Carrie at What Theater

What Theater brings supernatural 'Carrie' to Schine Underground with anti-bullying message

Based off Stephen King’s 1974 novel about a teenage girl whose struggles to fit lead her to being a deadly force at prom, "Carrie" came to life on Dec. 2 and 3.

For advertising junior Max Murphy, Carrie: The Musical has been his favorite musical ever since he listened to it at 16 years old.

“The message of what does it cost to be kind is so incredible, so necessary to be spread on this campus, around this world,” Murphy said.

Photo: Rusty Frank
Carrie (Kayla Temple) takes her revenge at the prom in "Carrie: The Musical."

As director of What Theatre, a campus group open to all non-drama majors at Syracuse University, Murphy chose the show for the student-run organization’s fall musical.

In typical theater fashion, the lights flickered in the Schine Underground, signaling the start of the show to a packed audience. After a welcoming from What Theatre president Jennifer Bideaux, the actors appeared from behind blue curtains on both sides of the stage. A pit orchestra composed of a base, drums, two keyboards and a cello was located on stage left.

The cast froze in the dark until the lights came up. The musical began with junior Samantha Fioravanti giving a deposition as her character Sue. The audience was then transported to a high school gym, where main character Carrie White, beautifully portrayed by freshman Kayla Temple, experiences her first period. The high school girls make fun of Carrie for not knowing what menstruation is, and they throw pads and tampons in her direction until gym teacher Miss Gardner, played by senior Nicole Baz, breaks up the scene.

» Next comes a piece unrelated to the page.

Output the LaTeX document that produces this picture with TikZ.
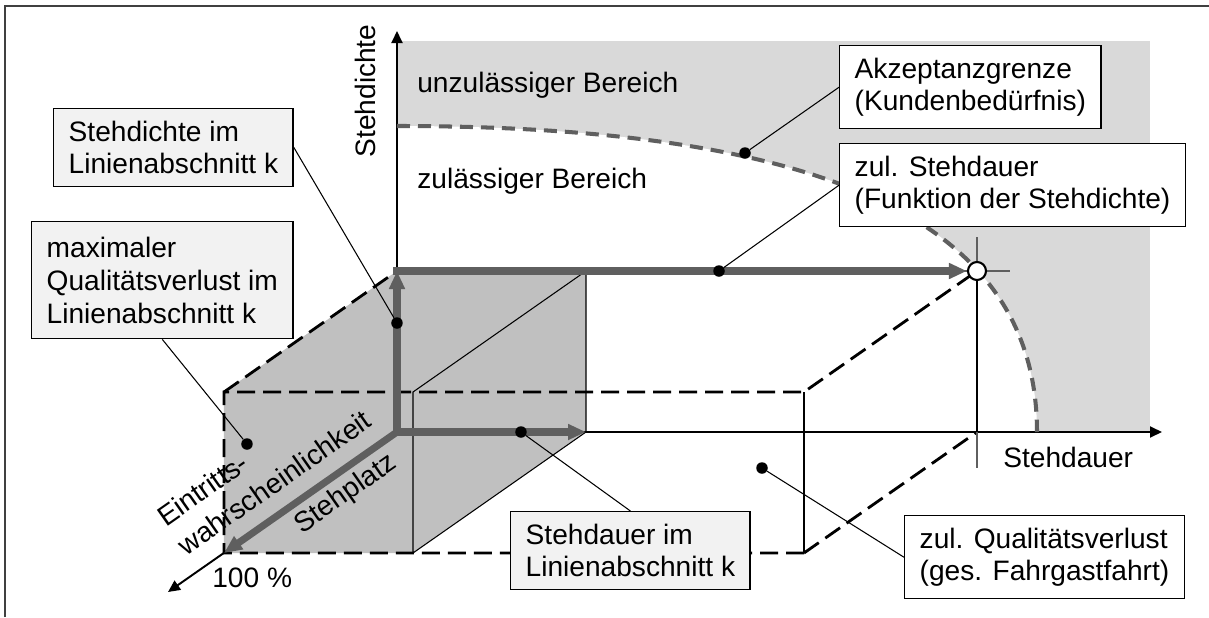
\documentclass[tikz,border=0pt]{standalone}
\usepackage{fontspec}
\setmainfont{Liberation Sans}
\usetikzlibrary{arrows.meta}

\definecolor{bereich}{HTML}{D9D9D9}
\definecolor{quader}{HTML}{C0C0C0}
\definecolor{kastengrau}{HTML}{F2F2F2}
\definecolor{pfeilgrau}{HTML}{5F5F5F}

\begin{document}
\begin{tikzpicture}[font=\fontsize{16}{18.7}\selectfont]
\tikzset{achse/.style={line width=1.1pt,-{Triangle[length=.24cm,width=.22cm]}},
  pfeil/.style={draw=pfeilgrau,line width=4pt,-{Triangle[length=.36cm,width=.3cm]}},
  kante/.style={line width=1.6pt,dash pattern=on .36cm off .16cm},
  grenze/.style={draw=pfeilgrau,line width=2.3pt,dash pattern=on .26cm off .16cm},
  kasten/.style={draw,line width=.8pt,fill=white,align=left,anchor=north west,inner xsep=.3cm,inner ysep=.24cm},
  punkt/.style={circle,fill,inner sep=0pt,minimum size=.23cm},
  schrift/.style={inner sep=0pt}}
\useasboundingbox (-7.94,-3.7) rectangle (16.24,8.64);
\draw[line width=1.1pt,black!75] (-7.84,-3.7) -- (-7.84,8.52) -- (16.24,8.52);

% zulaessiger und unzulaessiger Bereich
\fill[bereich] (0,0) rectangle (15.06,7.82);
\fill[white] (0,0) -- (0,6.12) .. controls (8.7,6.12) and (12.8,4.16) .. (12.8,0) -- cycle;

% Quader im Linienabschnitt
\fill[quader] (-3.46,-2.42) -- (0.32,-2.42) -- (3.78,0) -- (3.78,3.22) -- (0,3.22) -- (-3.46,0.8) -- cycle;
\draw[line width=.6pt] (0.32,-2.42) -- (0.32,0.8) -- (3.78,3.22) -- (3.78,0) -- cycle;

% Quader der gesamten Fahrt
\draw[kante] (8.14,-2.42) -- (-3.46,-2.42) -- (-3.46,0.8) -- (8.14,0.8) -- (11.6,3.22);
\draw[kante] (-3.46,0.8) -- (0,3.22);
\draw[kante] (8.14,-2.42) -- (11.6,0);
\draw[line width=1.6pt] (8.14,-2.42) -- (8.14,0.8);

% Achsen
\draw[achse] (0,0) -- (0,8.02);
\draw[achse] (0,0) -- (15.3,0);
\draw[achse] (0,0) -- (-4.58,-3.2);

\draw[pfeilgrau,line width=1.2pt] (11.6,3.9) -- (11.6,-0.72) (11,3.22) -- (12.26,3.22);
\draw[line width=1.6pt] (11.6,0) -- (11.6,3.22);
\draw[grenze] (0,6.12) .. controls (8.7,6.12) and (12.8,4.16) .. (12.8,0);
\node[circle,draw,fill=white,line width=1.2pt,minimum size=.36cm,inner sep=0pt] (ziel) at (11.6,3.22) {};

\draw[pfeil] (0,0) -- (0,3.22);
\draw[pfeil] (-.07,3.22) -- (ziel);
\draw[pfeil] (0,0) -- (3.78,0);
\draw[pfeil] (0,0) -- (-3.46,-2.42);

\node[schrift,rotate=90] (achsey) at (-0.64,6.82) {Stehdichte};
\node[schrift,anchor=base west] (unzul) at (0.4,6.8) {unzulässiger Bereich};
\node[schrift,anchor=base west] (zul) at (0.4,4.88) {zulässiger Bereich};
\node[schrift,anchor=base west] (achsex) at (12.12,-0.7) {Stehdauer};
\node[schrift,anchor=base west] (prozent) at (-3.7,-3.1) {100 \%};
\node[schrift,rotate=35,align=left] (eintritt) at (-2.66,-0.72) {Eintritts-\\[1.5pt]wahrscheinlichkeit};
\node[schrift,rotate=35] (stehplatz) at (-1.02,-1.25) {Stehplatz};

\foreach \n/\x/\y in {1/6.96/5.58,2/6.44/3.22,3/0/2.18,4/-3.0/-0.24,5/2.48/0,6/7.3/-0.72}{%
	\node[punkt] (\n) at (\x,\y) {};
}%

\node[kasten] (akzeptanz) at (8.84,7.74) {Akzeptanzgrenze\\(Kundenbedürfnis)};
\node[kasten] (zulsteh) at (8.84,5.78) {zul. Stehdauer\\(Funktion der Stehdichte)};
\node[kasten,fill=kastengrau] (dichte) at (-6.88,6.48) {Stehdichte im\\Linienabschnitt k};
\node[kasten,fill=kastengrau,minimum height=2.34cm] (maxverl) at (-7.32,4.22) {maximaler\\Qualitätsverlust im\\Linienabschnitt k};
\node[kasten,fill=kastengrau] (dauer) at (2.26,-1.58) {Stehdauer im\\Linienabschnitt k};
\node[kasten] (zulverl) at (10.14,-1.66) {zul. Qualitätsverlust\\(ges. Fahrgastfahrt)};

\foreach \a/\b in {akzeptanz.west/1,zulsteh.west/2,dichte.east/3,maxverl.south/4,dauer.north/5,zulverl.west/6}{%
	\draw[line width=.6pt] (\a) -- (\b);
}%
\end{tikzpicture}
\end{document}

From the beginning of the show it is obvious that Carrie is different from her fellow classmates simply based on appearance. She is dressed in a long beige skirt and oversized cardigan, in contrast to some of the other high school girls in short skirts and tight shirts.

The next scene takes place inside Carrie’s home where her mother, Margaret White, sits listening to religious radio, sang by cast members from the aisles of the audience. The religious component of the storyline is emphasized, with Margaret flipping through a bible, calling Carrie’s menstruation a sin and locking her daughter in the cellar adorned with a cross.

Murphy did a wonderful job utilizing the space in the Underground. Not only did the actors use the aisles but there were times when a scene took place in front of the stage to contrast with what was happening behind; however, anyone not sitting in the center section of the audience experienced an obstructed view due to two cylindrical pillars on either side of the stage.

Despite the unfortunate view, the show was an overall success. SU has beyond talented non-drama majors. The lighting was on point and the crew transitioned the simple sets smoothly. At times the sound of the pit competed with the vocalists, but when heard, the harmonies and melodies were perfection to the ears.

Music junior Jesse Scheinbart found out what Carrie was after applying to be music director. “I didn’t quite know what I signed up for but I fell in love with the show,” Scheinbart laughed. ”I think it can be a very heavy, daunting show, but all of the scenes that aren’t gory or sad are funny and engaging and fast-paced.”

What Theatre took on the challenge of the involved show that is Carrie: The Musical and succeeded. Be on the lookout next semester for What Theatre’s spring play, The Rimers of Eldritch.